======== Dataset content

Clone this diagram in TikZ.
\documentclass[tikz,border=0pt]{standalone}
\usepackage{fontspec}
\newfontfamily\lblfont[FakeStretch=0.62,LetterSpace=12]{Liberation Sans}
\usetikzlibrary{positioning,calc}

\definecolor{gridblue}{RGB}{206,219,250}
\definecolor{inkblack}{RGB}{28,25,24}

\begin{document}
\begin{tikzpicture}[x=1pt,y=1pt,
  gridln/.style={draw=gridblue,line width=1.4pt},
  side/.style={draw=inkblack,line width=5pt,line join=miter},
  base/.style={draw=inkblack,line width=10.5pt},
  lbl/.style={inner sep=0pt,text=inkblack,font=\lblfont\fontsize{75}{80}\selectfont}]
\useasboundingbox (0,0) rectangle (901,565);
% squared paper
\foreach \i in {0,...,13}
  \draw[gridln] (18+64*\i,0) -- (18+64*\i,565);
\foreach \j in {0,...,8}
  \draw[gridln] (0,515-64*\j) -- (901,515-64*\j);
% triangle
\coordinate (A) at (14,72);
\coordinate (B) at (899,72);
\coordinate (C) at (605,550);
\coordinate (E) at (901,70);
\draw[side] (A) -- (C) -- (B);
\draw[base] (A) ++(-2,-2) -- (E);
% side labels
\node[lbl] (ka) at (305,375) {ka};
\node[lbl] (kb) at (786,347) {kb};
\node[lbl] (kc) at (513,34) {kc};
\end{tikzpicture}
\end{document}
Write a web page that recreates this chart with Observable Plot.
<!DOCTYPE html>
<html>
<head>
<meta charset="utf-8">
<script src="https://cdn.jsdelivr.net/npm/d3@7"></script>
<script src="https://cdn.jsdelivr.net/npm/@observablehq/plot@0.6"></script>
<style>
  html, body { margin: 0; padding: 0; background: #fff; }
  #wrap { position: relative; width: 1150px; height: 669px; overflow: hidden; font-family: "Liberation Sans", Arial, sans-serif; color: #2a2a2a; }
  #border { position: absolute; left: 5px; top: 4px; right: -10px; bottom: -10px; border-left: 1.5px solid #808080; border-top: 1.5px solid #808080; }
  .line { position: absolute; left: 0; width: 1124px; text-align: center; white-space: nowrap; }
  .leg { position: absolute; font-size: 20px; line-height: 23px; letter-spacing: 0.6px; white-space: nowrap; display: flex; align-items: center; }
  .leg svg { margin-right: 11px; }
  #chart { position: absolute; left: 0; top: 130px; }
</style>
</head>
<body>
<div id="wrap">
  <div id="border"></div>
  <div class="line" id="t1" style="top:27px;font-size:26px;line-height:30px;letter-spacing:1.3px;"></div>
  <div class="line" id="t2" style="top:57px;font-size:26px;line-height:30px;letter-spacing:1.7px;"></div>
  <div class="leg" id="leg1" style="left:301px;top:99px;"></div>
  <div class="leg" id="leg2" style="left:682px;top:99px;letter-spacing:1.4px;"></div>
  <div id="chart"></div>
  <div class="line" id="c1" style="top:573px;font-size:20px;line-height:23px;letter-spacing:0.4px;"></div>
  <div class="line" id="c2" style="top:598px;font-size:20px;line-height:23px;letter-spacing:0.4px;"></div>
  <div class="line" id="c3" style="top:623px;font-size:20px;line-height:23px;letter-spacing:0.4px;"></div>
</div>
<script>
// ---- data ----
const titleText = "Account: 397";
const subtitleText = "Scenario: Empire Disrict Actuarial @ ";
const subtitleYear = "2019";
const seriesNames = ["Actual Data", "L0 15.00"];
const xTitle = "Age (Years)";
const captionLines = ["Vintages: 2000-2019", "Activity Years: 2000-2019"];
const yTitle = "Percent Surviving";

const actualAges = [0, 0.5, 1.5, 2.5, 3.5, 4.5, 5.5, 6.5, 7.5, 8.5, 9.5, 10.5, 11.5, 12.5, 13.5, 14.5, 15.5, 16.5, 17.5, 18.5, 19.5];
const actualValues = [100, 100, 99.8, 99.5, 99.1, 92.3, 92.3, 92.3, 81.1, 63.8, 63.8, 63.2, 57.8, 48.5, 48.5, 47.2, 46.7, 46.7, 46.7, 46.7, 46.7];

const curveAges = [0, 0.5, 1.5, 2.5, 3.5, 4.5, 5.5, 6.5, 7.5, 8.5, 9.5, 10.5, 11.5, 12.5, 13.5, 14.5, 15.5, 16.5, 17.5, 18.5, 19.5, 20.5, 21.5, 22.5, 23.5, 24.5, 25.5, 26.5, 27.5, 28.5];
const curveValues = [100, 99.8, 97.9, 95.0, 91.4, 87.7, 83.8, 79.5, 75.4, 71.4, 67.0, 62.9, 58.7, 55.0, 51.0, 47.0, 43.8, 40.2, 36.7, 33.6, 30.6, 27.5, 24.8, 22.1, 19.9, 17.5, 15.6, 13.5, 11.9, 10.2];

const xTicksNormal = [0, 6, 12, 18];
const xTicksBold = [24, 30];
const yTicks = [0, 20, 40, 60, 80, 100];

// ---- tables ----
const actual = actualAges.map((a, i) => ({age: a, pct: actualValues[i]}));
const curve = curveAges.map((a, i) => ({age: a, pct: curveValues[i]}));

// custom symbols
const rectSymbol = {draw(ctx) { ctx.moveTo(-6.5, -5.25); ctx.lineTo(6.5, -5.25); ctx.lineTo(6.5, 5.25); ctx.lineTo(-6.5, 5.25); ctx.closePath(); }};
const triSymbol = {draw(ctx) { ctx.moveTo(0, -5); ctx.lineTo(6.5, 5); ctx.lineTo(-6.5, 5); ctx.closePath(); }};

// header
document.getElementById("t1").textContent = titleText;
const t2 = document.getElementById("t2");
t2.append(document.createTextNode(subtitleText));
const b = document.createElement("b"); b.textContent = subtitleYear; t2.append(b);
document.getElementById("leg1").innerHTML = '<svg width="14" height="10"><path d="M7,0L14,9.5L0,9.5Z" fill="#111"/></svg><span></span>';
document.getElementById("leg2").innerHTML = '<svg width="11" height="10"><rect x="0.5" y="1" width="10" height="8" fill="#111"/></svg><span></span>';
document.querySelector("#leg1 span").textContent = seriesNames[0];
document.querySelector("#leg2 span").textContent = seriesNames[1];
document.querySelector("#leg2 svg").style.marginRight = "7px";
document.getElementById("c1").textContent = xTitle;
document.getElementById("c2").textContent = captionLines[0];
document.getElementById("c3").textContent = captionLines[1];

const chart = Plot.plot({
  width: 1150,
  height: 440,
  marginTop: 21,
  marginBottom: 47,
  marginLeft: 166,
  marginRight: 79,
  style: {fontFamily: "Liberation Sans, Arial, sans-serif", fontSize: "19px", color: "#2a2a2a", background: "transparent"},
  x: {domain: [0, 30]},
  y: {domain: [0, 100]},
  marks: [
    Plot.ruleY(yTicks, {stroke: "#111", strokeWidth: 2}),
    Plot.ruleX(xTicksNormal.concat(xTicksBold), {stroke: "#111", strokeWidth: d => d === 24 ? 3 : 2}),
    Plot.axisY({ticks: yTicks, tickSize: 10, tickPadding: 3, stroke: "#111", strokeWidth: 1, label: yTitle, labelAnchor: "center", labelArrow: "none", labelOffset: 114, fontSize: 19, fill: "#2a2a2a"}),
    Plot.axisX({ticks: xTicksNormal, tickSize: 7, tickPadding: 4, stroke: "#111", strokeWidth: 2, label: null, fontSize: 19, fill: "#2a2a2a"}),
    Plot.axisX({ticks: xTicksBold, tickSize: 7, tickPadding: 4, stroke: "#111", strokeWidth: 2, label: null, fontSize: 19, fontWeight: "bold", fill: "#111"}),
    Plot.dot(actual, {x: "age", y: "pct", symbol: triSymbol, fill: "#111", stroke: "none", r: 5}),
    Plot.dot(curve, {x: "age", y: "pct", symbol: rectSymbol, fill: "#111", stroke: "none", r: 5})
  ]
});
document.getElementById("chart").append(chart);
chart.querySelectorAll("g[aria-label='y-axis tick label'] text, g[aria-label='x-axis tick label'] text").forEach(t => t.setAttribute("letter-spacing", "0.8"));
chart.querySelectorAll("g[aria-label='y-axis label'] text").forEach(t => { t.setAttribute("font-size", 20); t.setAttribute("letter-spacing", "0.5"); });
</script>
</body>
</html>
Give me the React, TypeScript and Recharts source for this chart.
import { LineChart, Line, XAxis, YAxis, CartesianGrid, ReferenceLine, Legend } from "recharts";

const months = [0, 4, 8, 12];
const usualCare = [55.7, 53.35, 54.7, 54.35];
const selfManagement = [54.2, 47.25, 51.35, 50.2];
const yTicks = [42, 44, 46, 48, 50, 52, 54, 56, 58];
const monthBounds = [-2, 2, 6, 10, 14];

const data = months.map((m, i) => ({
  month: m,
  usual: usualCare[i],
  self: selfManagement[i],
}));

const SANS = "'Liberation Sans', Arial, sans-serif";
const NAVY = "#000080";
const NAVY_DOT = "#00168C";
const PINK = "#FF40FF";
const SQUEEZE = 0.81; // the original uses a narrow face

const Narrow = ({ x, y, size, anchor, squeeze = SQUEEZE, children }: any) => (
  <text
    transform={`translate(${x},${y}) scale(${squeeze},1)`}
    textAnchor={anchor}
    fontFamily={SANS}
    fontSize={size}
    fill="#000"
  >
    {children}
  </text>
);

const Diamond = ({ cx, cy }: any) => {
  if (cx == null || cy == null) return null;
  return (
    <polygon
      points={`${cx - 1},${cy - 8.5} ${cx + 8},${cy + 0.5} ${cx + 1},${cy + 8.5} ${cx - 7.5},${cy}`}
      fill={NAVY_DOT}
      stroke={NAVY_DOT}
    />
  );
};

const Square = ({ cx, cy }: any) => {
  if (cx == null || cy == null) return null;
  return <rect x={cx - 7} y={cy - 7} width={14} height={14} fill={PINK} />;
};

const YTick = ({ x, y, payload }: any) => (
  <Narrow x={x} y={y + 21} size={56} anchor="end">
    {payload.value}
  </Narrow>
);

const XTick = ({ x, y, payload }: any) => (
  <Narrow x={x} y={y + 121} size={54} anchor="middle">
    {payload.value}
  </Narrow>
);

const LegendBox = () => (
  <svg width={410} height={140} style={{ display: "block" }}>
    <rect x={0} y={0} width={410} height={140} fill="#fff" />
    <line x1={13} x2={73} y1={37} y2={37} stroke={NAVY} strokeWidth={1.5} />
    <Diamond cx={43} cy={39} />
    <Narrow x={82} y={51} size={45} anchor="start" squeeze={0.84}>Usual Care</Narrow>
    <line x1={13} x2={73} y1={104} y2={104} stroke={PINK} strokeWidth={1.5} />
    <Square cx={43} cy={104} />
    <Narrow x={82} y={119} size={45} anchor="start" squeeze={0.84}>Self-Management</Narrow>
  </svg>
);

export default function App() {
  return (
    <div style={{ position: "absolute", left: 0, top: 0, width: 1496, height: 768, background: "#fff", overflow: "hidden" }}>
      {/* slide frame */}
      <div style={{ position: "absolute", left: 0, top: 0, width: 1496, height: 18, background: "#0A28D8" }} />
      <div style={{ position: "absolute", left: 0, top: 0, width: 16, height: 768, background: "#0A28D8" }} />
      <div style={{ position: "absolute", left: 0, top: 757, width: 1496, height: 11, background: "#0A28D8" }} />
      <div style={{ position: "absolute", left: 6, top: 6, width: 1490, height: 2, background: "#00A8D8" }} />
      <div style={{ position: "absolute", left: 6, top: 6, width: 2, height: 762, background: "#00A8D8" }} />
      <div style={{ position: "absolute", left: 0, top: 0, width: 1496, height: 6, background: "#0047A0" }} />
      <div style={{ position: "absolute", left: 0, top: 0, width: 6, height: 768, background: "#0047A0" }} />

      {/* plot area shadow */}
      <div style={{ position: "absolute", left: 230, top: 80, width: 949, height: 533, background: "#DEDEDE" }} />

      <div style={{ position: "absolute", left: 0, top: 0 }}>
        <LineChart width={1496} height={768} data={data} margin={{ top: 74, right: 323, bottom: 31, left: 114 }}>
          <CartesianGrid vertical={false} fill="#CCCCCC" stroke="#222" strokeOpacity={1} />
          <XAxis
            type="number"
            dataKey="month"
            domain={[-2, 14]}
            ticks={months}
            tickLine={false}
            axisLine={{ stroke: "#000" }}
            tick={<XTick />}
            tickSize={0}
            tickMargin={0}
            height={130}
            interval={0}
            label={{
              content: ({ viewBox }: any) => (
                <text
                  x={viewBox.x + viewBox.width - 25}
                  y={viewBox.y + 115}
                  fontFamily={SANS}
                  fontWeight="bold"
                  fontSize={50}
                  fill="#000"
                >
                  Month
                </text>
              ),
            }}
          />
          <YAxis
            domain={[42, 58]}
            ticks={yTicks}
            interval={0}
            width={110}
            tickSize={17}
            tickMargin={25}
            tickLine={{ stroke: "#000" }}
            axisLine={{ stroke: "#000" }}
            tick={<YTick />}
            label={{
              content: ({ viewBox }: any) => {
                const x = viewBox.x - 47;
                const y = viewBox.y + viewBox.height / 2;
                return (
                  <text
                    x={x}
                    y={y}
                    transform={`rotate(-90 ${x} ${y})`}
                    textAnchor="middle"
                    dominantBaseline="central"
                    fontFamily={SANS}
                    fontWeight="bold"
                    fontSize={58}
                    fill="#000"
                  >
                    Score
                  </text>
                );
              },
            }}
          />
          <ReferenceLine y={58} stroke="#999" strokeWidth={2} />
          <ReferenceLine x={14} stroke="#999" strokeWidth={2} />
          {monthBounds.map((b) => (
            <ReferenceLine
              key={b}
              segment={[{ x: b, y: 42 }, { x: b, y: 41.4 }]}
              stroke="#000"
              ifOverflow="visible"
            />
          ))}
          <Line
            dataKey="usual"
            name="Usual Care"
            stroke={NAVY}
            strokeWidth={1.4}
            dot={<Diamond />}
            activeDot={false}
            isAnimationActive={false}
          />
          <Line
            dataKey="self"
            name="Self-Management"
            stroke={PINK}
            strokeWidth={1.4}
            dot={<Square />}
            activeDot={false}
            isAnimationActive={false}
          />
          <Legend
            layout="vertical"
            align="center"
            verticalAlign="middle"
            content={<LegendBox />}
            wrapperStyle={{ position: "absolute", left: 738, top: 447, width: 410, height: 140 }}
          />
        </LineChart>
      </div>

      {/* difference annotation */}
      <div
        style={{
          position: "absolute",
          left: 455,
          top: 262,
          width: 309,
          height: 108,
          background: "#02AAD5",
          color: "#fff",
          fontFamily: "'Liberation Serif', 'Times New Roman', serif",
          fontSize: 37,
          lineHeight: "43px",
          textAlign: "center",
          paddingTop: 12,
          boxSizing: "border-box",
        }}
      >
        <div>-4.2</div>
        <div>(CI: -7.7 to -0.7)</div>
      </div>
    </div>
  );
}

================

Of the lines in the data, how many contain the word "this"? Provide the number and nothing further.

» Full response:
3